For all that the plot revolves around murder and corruption, this 1984 adaptation of Bernard Malamud’s novel brings to mind a more innocent age. It’s a story about baseball, set sorta-kinda in the 1930s, and has a lot of baseball’s lore and best moments woven into the story. Robert Redford heads up a truly all-star cast (Glenn Close, Robert Duvall, Kim Basinger, Richard Farnsworth, Wilford Brimley…even some of the bit parts have furture A-listers playing the roles) to create a genuinely enduring sports movie.
Redford plays Roy Hobbs, a farmboy from the heartland who has maybe more talent than anyone ever did for baseball. He heads for the majors, only to be derailed by temptation and one very very bad choice. Sixteen years later, an aging Hobbs gets his shot. He has one season left in him, one season to prove himself. The bulk of the movie deals with this season, Hobbs’ ups and downs, and along the way weaves several different themes together into a cohesive whole. The lessons Hobbs learns are timeless, and director Barry Levinson walks a very fine line indeed between reality and mythology.

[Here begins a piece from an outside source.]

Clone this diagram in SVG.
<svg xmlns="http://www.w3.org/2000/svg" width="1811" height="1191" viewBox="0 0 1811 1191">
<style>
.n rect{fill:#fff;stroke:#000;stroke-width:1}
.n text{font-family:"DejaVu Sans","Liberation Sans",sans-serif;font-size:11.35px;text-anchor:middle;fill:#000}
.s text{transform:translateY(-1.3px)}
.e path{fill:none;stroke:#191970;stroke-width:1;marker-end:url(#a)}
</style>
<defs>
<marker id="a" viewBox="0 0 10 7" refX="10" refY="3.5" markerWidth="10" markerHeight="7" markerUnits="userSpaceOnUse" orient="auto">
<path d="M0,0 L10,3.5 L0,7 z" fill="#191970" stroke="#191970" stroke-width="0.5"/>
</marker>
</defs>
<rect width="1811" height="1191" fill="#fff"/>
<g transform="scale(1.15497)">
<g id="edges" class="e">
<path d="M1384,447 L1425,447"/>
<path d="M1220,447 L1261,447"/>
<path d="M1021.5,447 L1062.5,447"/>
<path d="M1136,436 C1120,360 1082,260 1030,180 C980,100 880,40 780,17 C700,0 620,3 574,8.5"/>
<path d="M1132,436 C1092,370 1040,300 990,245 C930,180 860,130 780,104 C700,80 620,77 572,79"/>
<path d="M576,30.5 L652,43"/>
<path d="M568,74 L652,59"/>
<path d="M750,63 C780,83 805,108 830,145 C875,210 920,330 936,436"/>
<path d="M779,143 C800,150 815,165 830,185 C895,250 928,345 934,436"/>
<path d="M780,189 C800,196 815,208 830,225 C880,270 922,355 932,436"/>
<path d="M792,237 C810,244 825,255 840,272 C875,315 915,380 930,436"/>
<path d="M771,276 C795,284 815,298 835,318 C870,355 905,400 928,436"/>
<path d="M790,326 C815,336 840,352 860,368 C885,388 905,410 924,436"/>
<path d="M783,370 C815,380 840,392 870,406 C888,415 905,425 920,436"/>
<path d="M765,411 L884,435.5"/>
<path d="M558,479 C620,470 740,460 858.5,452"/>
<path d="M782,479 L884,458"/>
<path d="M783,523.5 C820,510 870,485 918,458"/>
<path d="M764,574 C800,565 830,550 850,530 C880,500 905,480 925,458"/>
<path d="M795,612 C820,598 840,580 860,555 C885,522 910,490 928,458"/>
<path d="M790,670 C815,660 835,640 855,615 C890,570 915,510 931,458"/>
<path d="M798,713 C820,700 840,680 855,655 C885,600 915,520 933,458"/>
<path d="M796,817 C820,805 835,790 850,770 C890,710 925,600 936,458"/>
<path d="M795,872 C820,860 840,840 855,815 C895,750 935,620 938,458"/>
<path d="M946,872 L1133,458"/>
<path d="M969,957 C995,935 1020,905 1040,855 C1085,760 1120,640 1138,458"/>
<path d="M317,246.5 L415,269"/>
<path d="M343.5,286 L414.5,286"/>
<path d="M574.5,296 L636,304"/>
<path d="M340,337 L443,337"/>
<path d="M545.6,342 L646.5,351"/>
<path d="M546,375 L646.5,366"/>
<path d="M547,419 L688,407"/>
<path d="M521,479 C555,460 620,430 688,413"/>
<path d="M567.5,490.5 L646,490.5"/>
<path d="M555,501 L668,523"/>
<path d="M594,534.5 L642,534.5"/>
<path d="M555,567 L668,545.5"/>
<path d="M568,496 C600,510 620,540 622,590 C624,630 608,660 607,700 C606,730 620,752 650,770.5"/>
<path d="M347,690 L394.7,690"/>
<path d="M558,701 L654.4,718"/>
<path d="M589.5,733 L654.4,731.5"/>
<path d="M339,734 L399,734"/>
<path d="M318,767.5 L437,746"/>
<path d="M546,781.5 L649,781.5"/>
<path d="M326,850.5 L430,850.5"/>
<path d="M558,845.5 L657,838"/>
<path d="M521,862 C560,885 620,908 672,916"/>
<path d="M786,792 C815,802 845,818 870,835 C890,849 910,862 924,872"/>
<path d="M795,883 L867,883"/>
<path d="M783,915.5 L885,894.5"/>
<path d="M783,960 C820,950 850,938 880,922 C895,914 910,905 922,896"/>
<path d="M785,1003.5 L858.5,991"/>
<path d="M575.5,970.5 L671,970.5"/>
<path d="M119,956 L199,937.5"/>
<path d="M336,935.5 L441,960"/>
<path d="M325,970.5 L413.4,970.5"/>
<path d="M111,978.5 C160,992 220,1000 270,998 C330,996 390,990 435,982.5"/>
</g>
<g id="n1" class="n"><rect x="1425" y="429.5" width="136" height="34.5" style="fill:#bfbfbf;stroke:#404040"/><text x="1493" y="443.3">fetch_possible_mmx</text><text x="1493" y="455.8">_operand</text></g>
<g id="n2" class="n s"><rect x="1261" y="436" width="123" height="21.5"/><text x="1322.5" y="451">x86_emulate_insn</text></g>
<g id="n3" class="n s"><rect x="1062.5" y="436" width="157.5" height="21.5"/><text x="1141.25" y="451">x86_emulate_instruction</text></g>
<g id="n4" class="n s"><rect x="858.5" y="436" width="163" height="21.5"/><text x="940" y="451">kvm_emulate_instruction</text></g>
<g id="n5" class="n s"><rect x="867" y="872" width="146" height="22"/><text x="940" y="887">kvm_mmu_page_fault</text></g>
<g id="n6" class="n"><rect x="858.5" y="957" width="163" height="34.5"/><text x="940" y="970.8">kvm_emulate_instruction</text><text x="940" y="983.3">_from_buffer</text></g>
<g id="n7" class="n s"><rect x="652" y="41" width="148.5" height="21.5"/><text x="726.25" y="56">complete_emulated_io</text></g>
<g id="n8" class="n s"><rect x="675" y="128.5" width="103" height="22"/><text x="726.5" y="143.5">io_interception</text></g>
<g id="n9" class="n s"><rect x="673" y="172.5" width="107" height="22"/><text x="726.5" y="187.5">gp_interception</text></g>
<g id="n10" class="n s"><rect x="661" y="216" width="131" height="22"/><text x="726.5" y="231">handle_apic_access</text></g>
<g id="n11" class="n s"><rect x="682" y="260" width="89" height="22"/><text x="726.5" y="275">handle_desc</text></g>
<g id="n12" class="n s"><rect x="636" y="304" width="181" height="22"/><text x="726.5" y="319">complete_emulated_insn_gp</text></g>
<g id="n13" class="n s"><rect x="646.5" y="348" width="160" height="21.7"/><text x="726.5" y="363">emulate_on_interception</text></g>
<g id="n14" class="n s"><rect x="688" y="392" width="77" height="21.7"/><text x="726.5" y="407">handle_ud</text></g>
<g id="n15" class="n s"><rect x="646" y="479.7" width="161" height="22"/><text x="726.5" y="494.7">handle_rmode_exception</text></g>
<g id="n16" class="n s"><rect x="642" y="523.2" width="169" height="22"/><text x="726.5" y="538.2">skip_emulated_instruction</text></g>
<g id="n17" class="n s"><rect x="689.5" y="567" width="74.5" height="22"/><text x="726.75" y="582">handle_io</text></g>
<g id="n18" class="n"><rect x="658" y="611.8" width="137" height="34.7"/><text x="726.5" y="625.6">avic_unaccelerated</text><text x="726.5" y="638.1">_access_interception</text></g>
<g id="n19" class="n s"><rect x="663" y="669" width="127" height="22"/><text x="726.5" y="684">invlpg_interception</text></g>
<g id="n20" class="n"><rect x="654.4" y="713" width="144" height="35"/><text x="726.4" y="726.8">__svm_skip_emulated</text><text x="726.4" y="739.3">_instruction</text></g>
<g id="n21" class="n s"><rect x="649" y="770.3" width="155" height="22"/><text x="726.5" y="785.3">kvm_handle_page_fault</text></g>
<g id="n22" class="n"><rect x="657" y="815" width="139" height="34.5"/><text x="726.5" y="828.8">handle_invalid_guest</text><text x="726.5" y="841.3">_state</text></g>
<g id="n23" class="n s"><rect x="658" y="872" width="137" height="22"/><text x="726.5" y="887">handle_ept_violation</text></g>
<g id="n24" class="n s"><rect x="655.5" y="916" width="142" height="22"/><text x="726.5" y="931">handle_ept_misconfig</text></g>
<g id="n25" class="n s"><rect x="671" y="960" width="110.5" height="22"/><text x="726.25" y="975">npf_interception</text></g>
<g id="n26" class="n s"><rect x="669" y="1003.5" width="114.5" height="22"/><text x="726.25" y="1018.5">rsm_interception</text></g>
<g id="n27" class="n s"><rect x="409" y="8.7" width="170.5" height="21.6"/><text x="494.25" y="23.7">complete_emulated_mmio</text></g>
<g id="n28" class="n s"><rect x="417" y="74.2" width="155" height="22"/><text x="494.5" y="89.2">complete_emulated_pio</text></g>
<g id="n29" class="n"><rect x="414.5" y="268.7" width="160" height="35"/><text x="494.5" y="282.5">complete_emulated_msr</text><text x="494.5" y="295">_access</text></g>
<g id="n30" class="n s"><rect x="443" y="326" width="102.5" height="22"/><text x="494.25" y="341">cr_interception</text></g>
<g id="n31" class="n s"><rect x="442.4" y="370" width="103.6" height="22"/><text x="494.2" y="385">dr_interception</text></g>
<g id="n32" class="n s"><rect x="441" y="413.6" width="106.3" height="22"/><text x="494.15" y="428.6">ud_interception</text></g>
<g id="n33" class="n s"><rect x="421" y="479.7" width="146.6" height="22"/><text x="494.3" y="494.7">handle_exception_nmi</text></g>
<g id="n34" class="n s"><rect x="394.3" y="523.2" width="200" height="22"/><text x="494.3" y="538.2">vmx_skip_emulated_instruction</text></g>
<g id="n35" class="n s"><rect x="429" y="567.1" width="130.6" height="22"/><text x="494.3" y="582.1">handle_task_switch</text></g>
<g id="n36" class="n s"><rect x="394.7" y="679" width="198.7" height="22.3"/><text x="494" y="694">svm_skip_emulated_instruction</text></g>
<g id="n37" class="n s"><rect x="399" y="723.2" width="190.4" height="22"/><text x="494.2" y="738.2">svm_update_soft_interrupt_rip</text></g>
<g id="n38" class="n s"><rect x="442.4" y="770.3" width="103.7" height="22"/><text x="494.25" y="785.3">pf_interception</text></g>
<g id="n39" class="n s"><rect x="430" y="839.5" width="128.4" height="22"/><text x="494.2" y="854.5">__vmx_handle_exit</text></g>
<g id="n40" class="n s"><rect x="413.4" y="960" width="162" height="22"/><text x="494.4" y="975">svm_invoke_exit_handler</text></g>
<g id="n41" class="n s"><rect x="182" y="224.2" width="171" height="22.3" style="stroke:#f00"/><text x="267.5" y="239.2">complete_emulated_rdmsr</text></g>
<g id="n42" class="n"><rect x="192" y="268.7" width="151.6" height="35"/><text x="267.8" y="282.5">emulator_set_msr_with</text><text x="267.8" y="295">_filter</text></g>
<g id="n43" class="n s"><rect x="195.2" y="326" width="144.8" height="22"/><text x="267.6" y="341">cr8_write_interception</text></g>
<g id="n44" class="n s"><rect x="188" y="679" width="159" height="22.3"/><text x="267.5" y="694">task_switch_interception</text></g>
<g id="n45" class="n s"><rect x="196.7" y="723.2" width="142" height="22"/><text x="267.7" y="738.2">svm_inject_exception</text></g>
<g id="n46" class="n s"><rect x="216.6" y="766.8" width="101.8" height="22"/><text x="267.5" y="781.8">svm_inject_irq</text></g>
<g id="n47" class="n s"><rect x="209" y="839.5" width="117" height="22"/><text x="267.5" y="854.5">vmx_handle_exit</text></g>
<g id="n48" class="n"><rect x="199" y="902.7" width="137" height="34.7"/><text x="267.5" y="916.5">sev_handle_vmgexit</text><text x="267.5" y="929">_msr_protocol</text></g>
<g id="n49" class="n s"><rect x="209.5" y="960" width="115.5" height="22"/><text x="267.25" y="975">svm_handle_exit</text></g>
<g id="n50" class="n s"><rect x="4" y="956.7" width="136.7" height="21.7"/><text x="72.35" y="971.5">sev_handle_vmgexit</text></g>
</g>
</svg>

But the balancing act works, Randy Newman’s score is superb, and I’m not afraid to admit that I enjoyed having my emotional reactions tugged this way and that. Rocky has nothing on this movie.
I also enjoyed the bonus feature, in which Hall-of-Famer Cal Ripkin, Jr. talks about the game, about keeping a level head when you’ve got talent, and what the movie meant to him. Ripkin is one of the few modern players who seems to have kept some of the old-time values, and it’s refreshing to see a true superstar who isn’t some sort of anti-social primadonna. He’s also articulate, insightful and humble, which brought to mind a hero of the era that the movie depicts…a fellow named Gehrig.
Go ahead and buy this one. The setting, the lack of CGI (or virtually any special effects, for that matter) make this a movie that will view as well years from now as it does today. Certainly, the twenty-plus years that it’s been since I first saw it haven’t hurt it at all.